Rychard Carrington reports on George Thorogood & The Destroyers and The Dirty Strangers - Cambridge Corn Exchange, 21 May 2009

George Thorogood
Cambridge Corn Exchange, The

 

The Dirty Strangers, a hard and indeed dirty post-new-wave rhythm and blues band of the 80s, hailing from Shepherd's Bush, have reformed and produced an album with the appealing title West Twelve to Wittering. Perhaps best known for collaborating with Keith Richards (Wittering resident), here they are at the Corn Exchange supporting George Thorogood. They rock very well; nice keyboards by Scott Mulvey in particular.
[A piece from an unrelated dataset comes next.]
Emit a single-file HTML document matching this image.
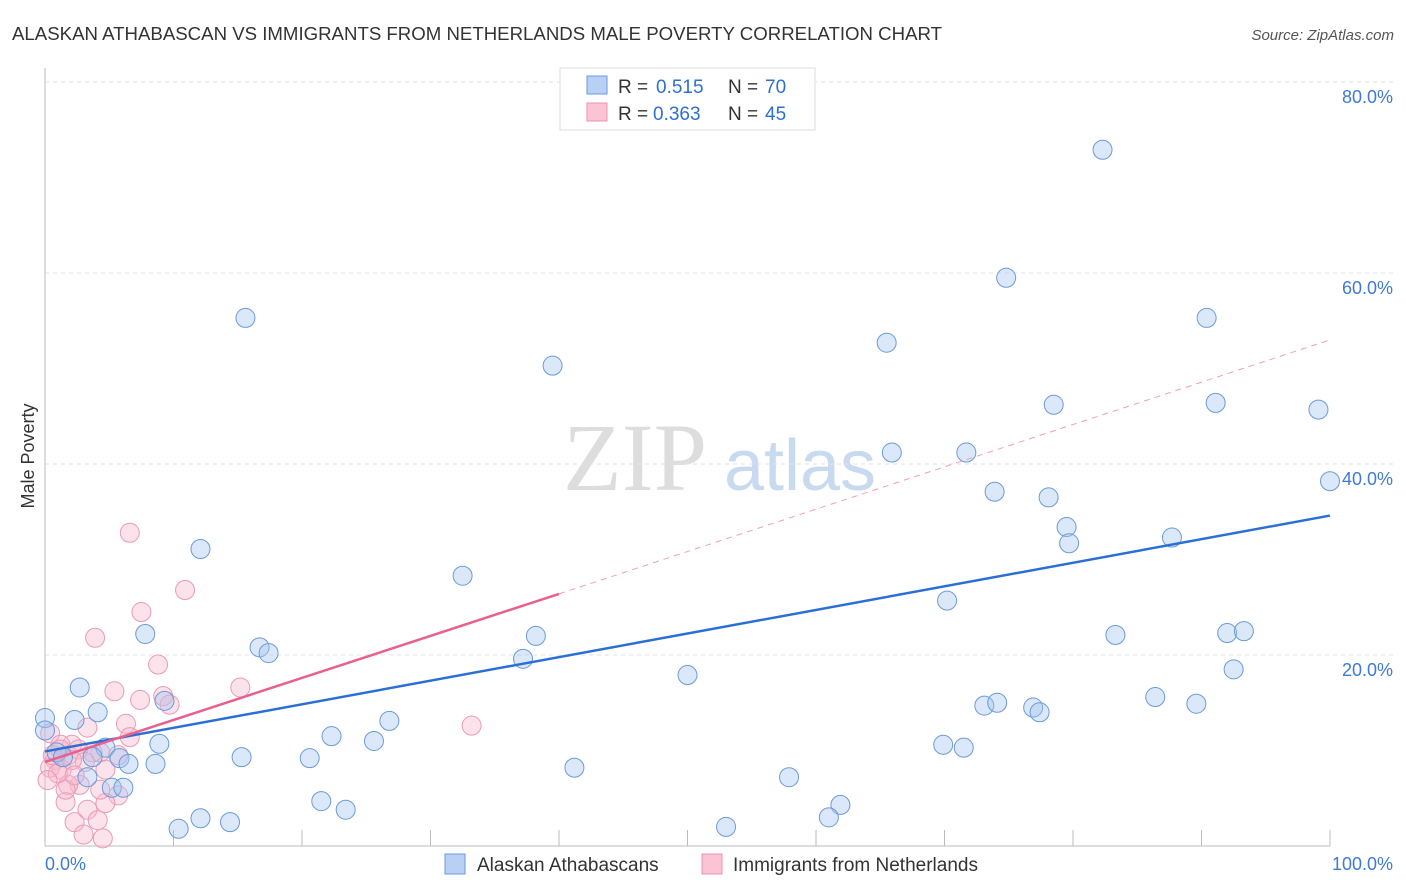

It was good to see singer Alan Clayton's glasses hanging on a chain around his neck, especially when one arm dropped down and the specs started thrashing around precariously on his chest. A bit John Shuttleworth, that.

 

George Thorogood, by contrast, wore a necklace of what looked like sharks' teeth around his neck. To be honest, his American swagger was a bit challenging for my English modesty. I tried to accept it as being in the vein of Chuck Berry, rather than that of John McEnroe. It's all a celebration of himself as virile bad-boy winner. Even the cartoon backdrop to I Drink Alone depicts Thorogood's bad-boned bulldog persona drinking with a large-breasted floozie looking admiringly on from just a couple of yards away. That's not loneliness as Morrisey or Nick Drake present it.

 

Thorogood's music is correspondingly full-on and straight-down-the-line, without irony or nuance or anything to offset the raunchy bravura. But hell (as I believe the 'Yanks' say), reflection and subtle suggestion are not what's on offer. The opening number promises a Rock Party, and that is what Thorogood and The Destroyers deliver, from start to finish. The presentation may be a tad too Bon Jovi, but the music belongs to a lineage that stretches well back beyond AC/DC to Bo Diddley and Howlin' Wolf. It's good to see such music still very much alive. The centrepiece is Thorogood's guitar - he certainly needed to play it well to justify the projected image, and indeed he does, full of dexterous energy, including some neat work on the slide. By contrast The Destroyers, far from exhibiting any destructive tendencies, are quite self-effacing, quietly getting on with job of playing their instruments very well. It's always good when a rock band features instruments beyond the standard guitar-bass-drums; The Destroyers could perhaps have benefited from some bluesy piano, but instead it was left to the saxophone to enrich the texture rather nicely.

 

After the band left the stage for the final time a recording of God Save The Queen was played through the speakers. Nice touch. And God save rock and roll. Yes indeed.